SÃO CARLOS, SP (FOLHAPRESS) – As interações entre os neandertais e os primeiros seres humanos de anatomia moderna (Homo sapiens) poderiam ser descritas como o mais longo namoro-ioiô da história. Teriam acontecido ao menos três fases de acasalamento e afastamento entre as espécies ao longo de 200 mil anos, indica um novo estudo.
Nessas idas e vindas, a nossa espécie incorporou DNA neandertal em seu genoma, mas os neandertais também assimilaram material genético do H. sapiens, e isso só parou de acontecer quando a população deles ficou pequena demais, prefigurando seu desaparecimento.
A nova análise sobre os episódios de hibridização entre os dois tipos de humanos foi publicada no último dia 12 no periódico especializado Science. Coordenado por Joshua Akey, da Universidade de Princeton (EUA), o trabalho usou uma série de métodos estatísticos para investigar principalmente a incorporação de DNA de humanos modernos no material genético neandertal.

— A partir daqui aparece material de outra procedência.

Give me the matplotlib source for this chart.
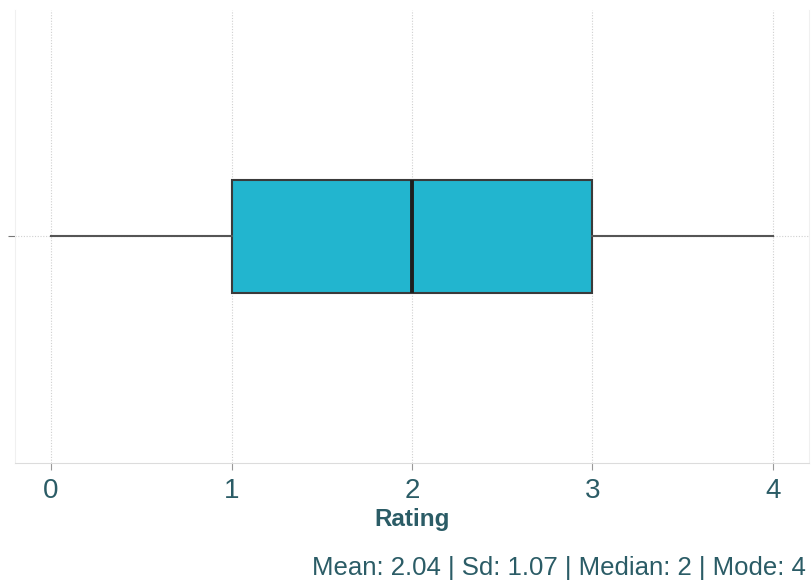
import matplotlib
matplotlib.use("Agg")
import matplotlib.pyplot as plt

# rating summary
box_stats = [dict(whislo=0, q1=1, med=2, q3=3, whishi=4, fliers=[])]
x_ticks = [0, 1, 2, 3, 4]
x_label = "Rating"
caption = "Mean: 2.04 | Sd: 1.07 | Median: 2 | Mode: 4"

text_col = "#2b5c66"
plt.rcParams['font.family'] = ['Liberation Sans', 'DejaVu Sans']

fig = plt.figure(figsize=(8.11, 5.8), dpi=100)
ax = fig.add_axes([0.0185, 0.2017, 0.979, 0.7813])

ax.bxp(box_stats, positions=[0], vert=False, widths=0.5, patch_artist=True,
       showcaps=False,
       boxprops=dict(facecolor="#22b5cf", edgecolor="#3a3a3a", linewidth=1.5),
       medianprops=dict(color="#1e1e1e", linewidth=2.8),
       whiskerprops=dict(color="#555555", linewidth=1.5))

ax.set_xlim(-0.2, 4.2)
ax.set_ylim(-1, 1)
ax.set_xticks(x_ticks)
ax.set_yticks([0])
ax.set_yticklabels([""])
ax.grid(True, linestyle=(0, (1, 1.5)), color="#d0d0d0", linewidth=0.8)
ax.set_axisbelow(True)

ax.spines["top"].set_visible(False)
for side in ["left", "right"]:
    ax.spines[side].set_color("#f0f0f0")
ax.spines["bottom"].set_color("#dcdcdc")

ax.tick_params(axis="x", length=5, color="#999999", labelsize=20, labelcolor=text_col, pad=6)
ax.tick_params(axis="y", length=5, color="#777777")

ax.set_xlabel(x_label, fontsize=17.5, fontweight="bold", color=text_col, labelpad=3)
fig.text(0.994, 0.0, caption, ha="right", va="bottom", fontsize=18.5, color=text_col)

fig.savefig("out.png", dpi=100)
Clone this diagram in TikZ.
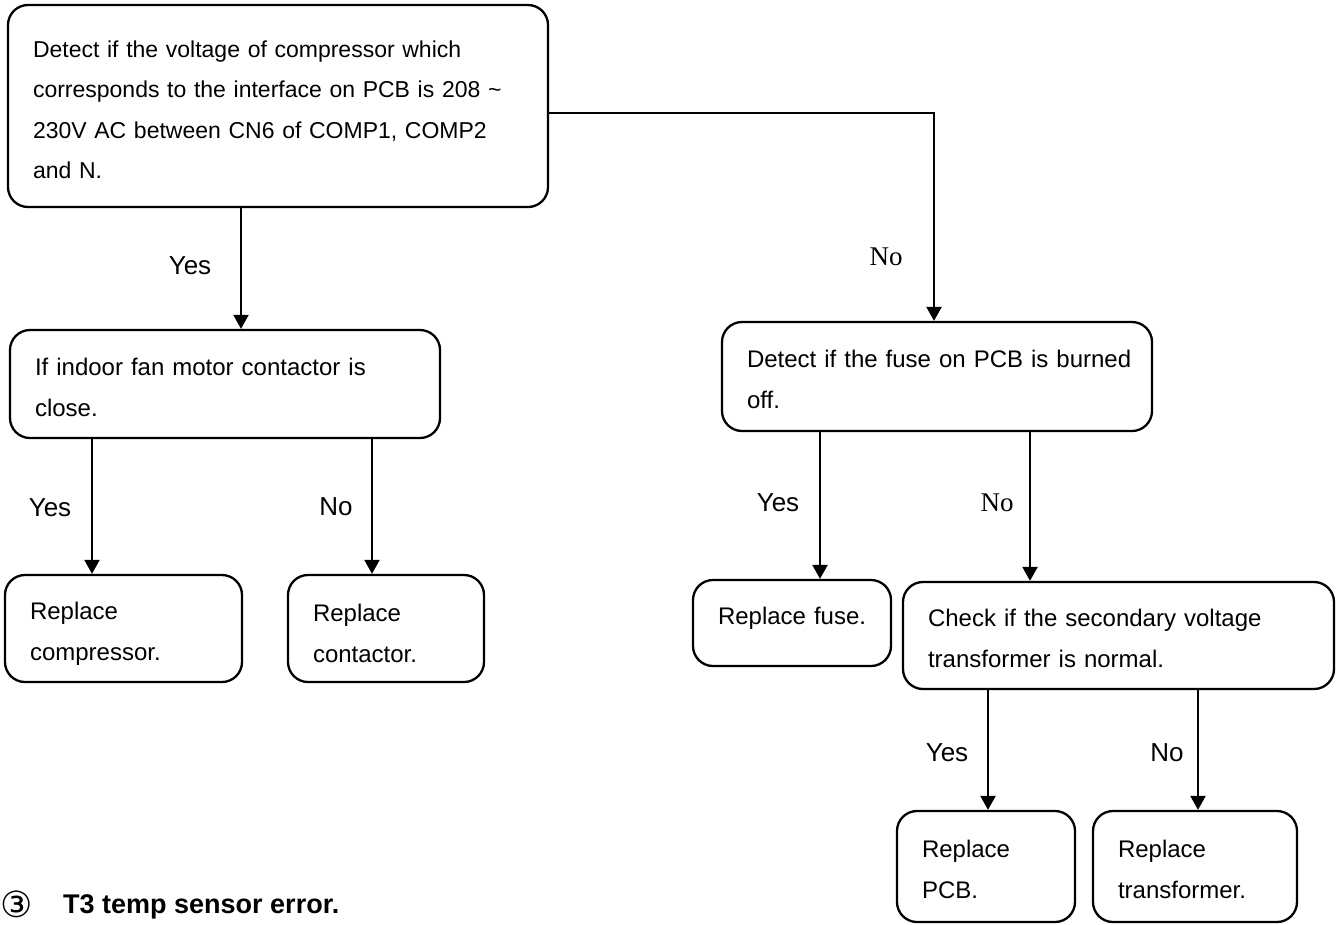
\documentclass[tikz,border=0pt]{standalone}
\usepackage{fontspec}
\setmainfont{Liberation Sans}
\newfontfamily\timesfont{Liberation Serif}
\newfontfamily\dejavufont{DejaVu Sans}
\usetikzlibrary{arrows.meta}
\newcommand\tstrut{\rule{0pt}{24pt}}
\newcommand\tstrutb{\rule{0pt}{27pt}}
\begin{document}
\begin{tikzpicture}[x=1pt,y=-1pt,
  box/.style={draw,line width=2.3pt,rounded corners=20pt,align=left,
    inner xsep=25pt,inner ysep=0pt,font=\fontsize{24}{41}\selectfont},
  arr/.style={line width=2.3pt,-{Triangle[length=14pt,width=15pt]}},
  lab/.style={font=\fontsize{26}{30}\selectfont,inner sep=0pt},
  labs/.style={font=\timesfont\fontsize{27}{30}\selectfont,inner sep=0pt},
  head/.style={font=\bfseries\fontsize{27}{30}\selectfont,inner sep=0pt}]
\useasboundingbox (0,0) rectangle (1340,924);
% boxes
\node[box,text width=490pt,minimum height=202pt,font=\fontsize{23}{40.5}\selectfont] (top) at (278,106)
  {\tstrut\mbox{Detect if the voltage of compressor which}\\\mbox{corresponds to the interface on PCB is 208 \char`\~}\\\mbox{230V AC between CN6 of COMP1, COMP2}\\and N.};
\node[box,text width=380pt,minimum height=108pt] (A) at (225,384)
  {\tstrut\mbox{If indoor fan motor contactor is}\\close.};
\node[box,text width=187pt,minimum height=107pt] (comp) at (123.5,628.5)
  {\tstrutb Replace\\compressor.};
\node[box,text width=146pt,minimum height=107pt] (cont) at (386,628.5)
  {\tstrutb Replace\\contactor.};
\node[box,text width=380pt,minimum height=109pt] (B) at (937,376.5)
  {\tstrut\mbox{Detect if the fuse on PCB is burned}\\off.};
\node[box,text width=148pt,minimum height=86pt] (fuse) at (792,623)
  {\mbox{Replace fuse.}\rule[-15pt]{0pt}{1pt}};
\node[box,text width=381pt,minimum height=107pt] (C) at (1118.5,635.5)
  {\tstrut\mbox{Check if the secondary voltage}\\\mbox{transformer is normal.}};
\node[box,text width=128pt,minimum height=111pt] (pcb) at (986,866.5)
  {\tstrut Replace\\PCB.};
\node[box,text width=154pt,minimum height=111pt] (trans) at (1195,866.5)
  {\tstrut Replace\\\mbox{transformer.}};
% column coordinates
\coordinate (c1) at (241,0);
\coordinate (k1) at (934,113);
\coordinate (c2) at (92,0);
\coordinate (c3) at (372,0);
\coordinate (c4) at (820,0);
\coordinate (c5) at (1030,0);
\coordinate (c6) at (988,0);
\coordinate (c7) at (1198,0);
% connectors
\draw[arr] (top.south -| c1) -- (A.north -| c1);
\draw[arr] (top.east |- k1) -- (k1) -- (B.north -| k1);
\draw[arr] (A.south -| c2) -- (comp.north -| c2);
\draw[arr] (A.south -| c3) -- (cont.north -| c3);
\draw[arr] (B.south -| c4) -- (fuse.north -| c4);
\draw[arr] (B.south -| c5) -- (C.north -| c5);
\draw[arr] (C.south -| c6) -- (pcb.north -| c6);
\draw[arr] (C.south -| c7) -- (trans.north -| c7);
% labels
\node[lab] (y1) at (190,266) {Yes};
\node[labs] (n1) at (886,257) {No};
\node[lab] (y2) at (50,508) {Yes};
\node[lab] (n2) at (336,507) {No};
\node[lab] (y3) at (778,503) {Yes};
\node[labs] (n3) at (997,503) {No};
\node[lab] (y4) at (947,753) {Yes};
\node[lab] (n4) at (1167,753) {No};
% heading
\node[font=\dejavufont\fontsize{36}{40}\selectfont,inner sep=0pt] (num) at (17,904) {③};
\node[head,anchor=base west] (ht) at (63,913) {T3 temp sensor error.};
\end{tikzpicture}
\end{document}
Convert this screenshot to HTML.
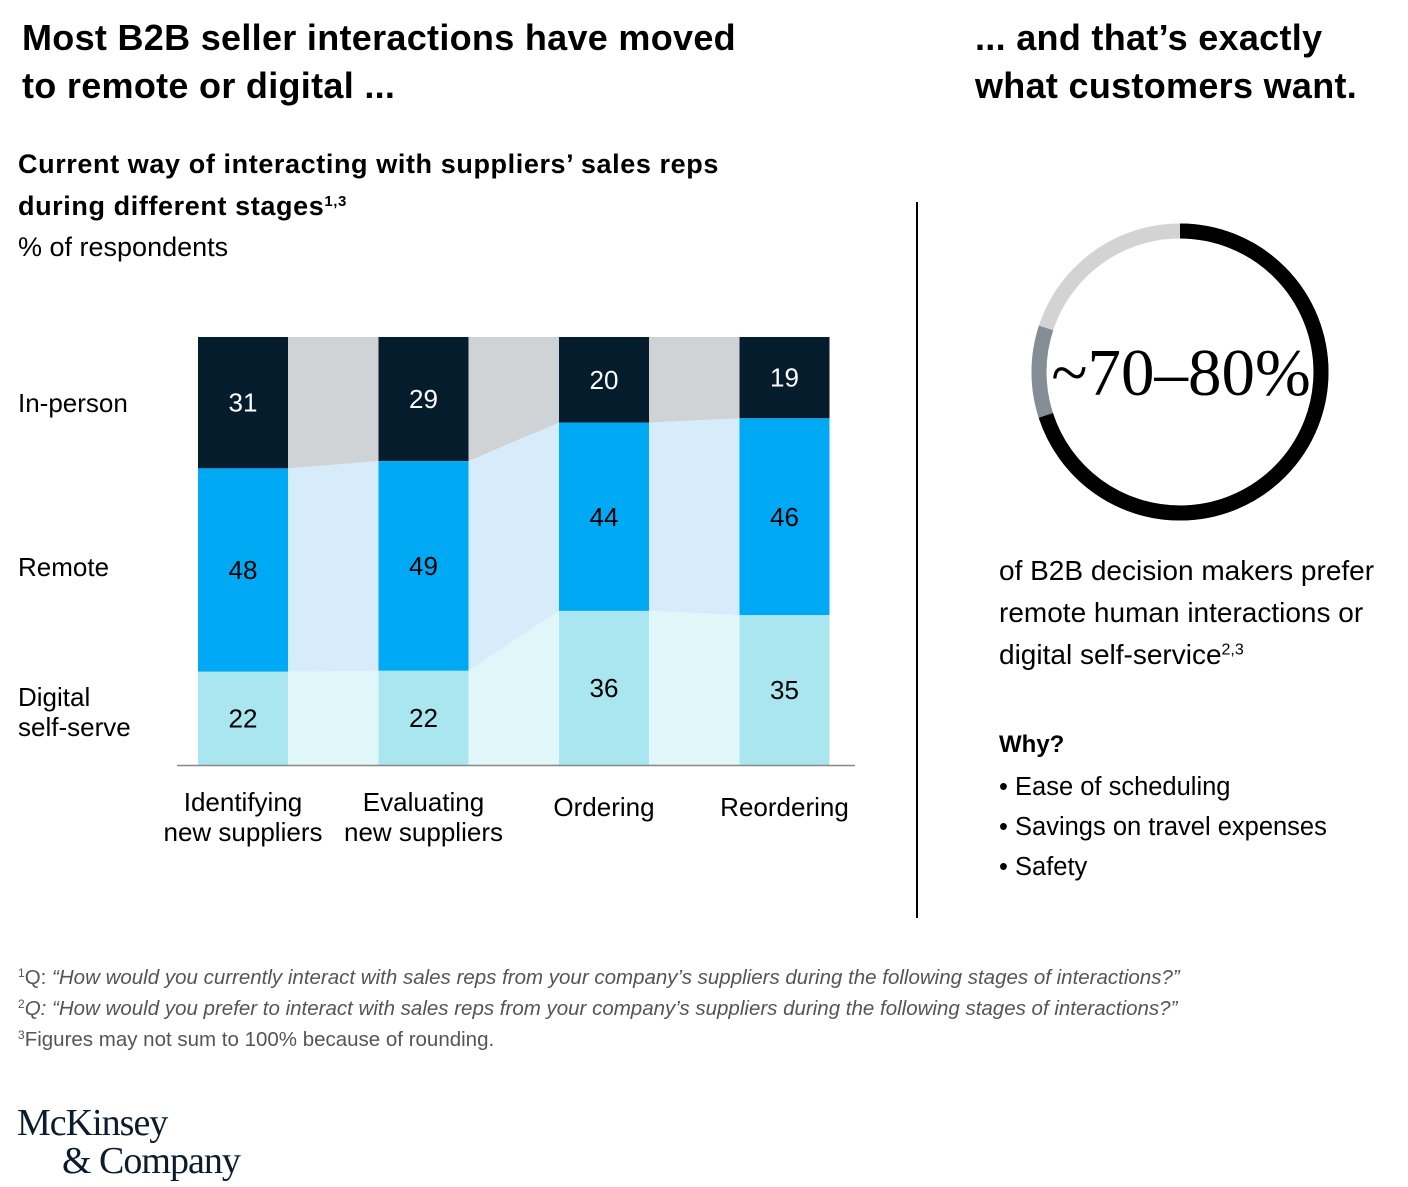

Esse lado da moeda é relativamente menos conhecido do que a sobrevivência de genes neandertais nas células de pessoas vivas hoje, algo confirmado desde 2010 nas populações não africanas. Os ancestrais de europeus, asiáticos e nativos das Américas e da Oceania se encontraram com o Homo neanderthalensis, então o principal hominínio (membro do grupo dos seres humanos) a habitar o Velho Mundo, quando deixaram seu berço na África.
Foi então que começaram a acontecer cruzamentos entre as espécies, e faz sentido que a mestiçagem deixasse marcas genéticas em ambas. Para tentar entender o lado dos neandertais nessa história, Akey e seus colegas se valeram do fato de que, até onde sabemos, a população do H. sapiens era consideravelmente mais numerosa que a dos neandertais, o que traz repercussões para a diversidade do DNA.
Ocorre que, grosso modo, quanto maior a população, mais cópias do genoma são produzidas, e maior a chance de que erros nesse processo de cópia produzam variantes de DNA. A variabilidade, portanto, deveria ser maior na população de humanos de anatomia moderna, mais numerosa, do que na dos neandertais.
Com base nessa lógica, Akey e seus colaboradores vasculharam os genomas neandertais já “lidos” até hoje em busca de regiões ricas em variabilidade genética para ser mais exato, as que apresentam duas versões diferentes do mesmo gene, uma oriunda do pai e outra da mãe do indivíduo.
A ideia é que tais áreas poderiam ter sido herdadas de pessoas da nossa espécie, e, para confirmar isso, os pesquisadores compararam o DNA dos humanos arcaicos com o de milhares de pessoas de hoje. E, de fato, parece que é realmente isso o que aconteceu, levando os cientistas a calcularem que entre 2,5% e 3,7% do genoma neandertal conhecido hoje se originou, na verdade, no H. sapiens. Trata-se, inclusive, de uma porcentagem ligeiramente superior à do DNA neandertal na maioria das pessoas de hoje (cerca de 2%).
A equipe de Princeton estima que os nossos primos arcaicos “ganharam” essa contribuição genética moderna em dois episódios de hibridização, um há cerca de 200 mil anos e outro há 100 mil anos bem antes, portanto, da verdadeira fase de expansão do H. sapiens da África para os demais continentes. Devem ter sido encontros em locais como o Oriente Médio, onde as distribuições geográficas originais das duas espécies se “encostavam”.
Os dados também sugerem que, perto do momento da extinção dos neandertais, há cerca de 40 mil anos, esse chamado fluxo gênico (ou seja, a transferência de variabilidade genética de um grupo para outro) dos humanos modernos para os neandertais tinha parado totalmente.
Isso provavelmente significa que a população neandertal era tão pequena que estava sendo completamente absorvida pela crescente população de H. sapiens.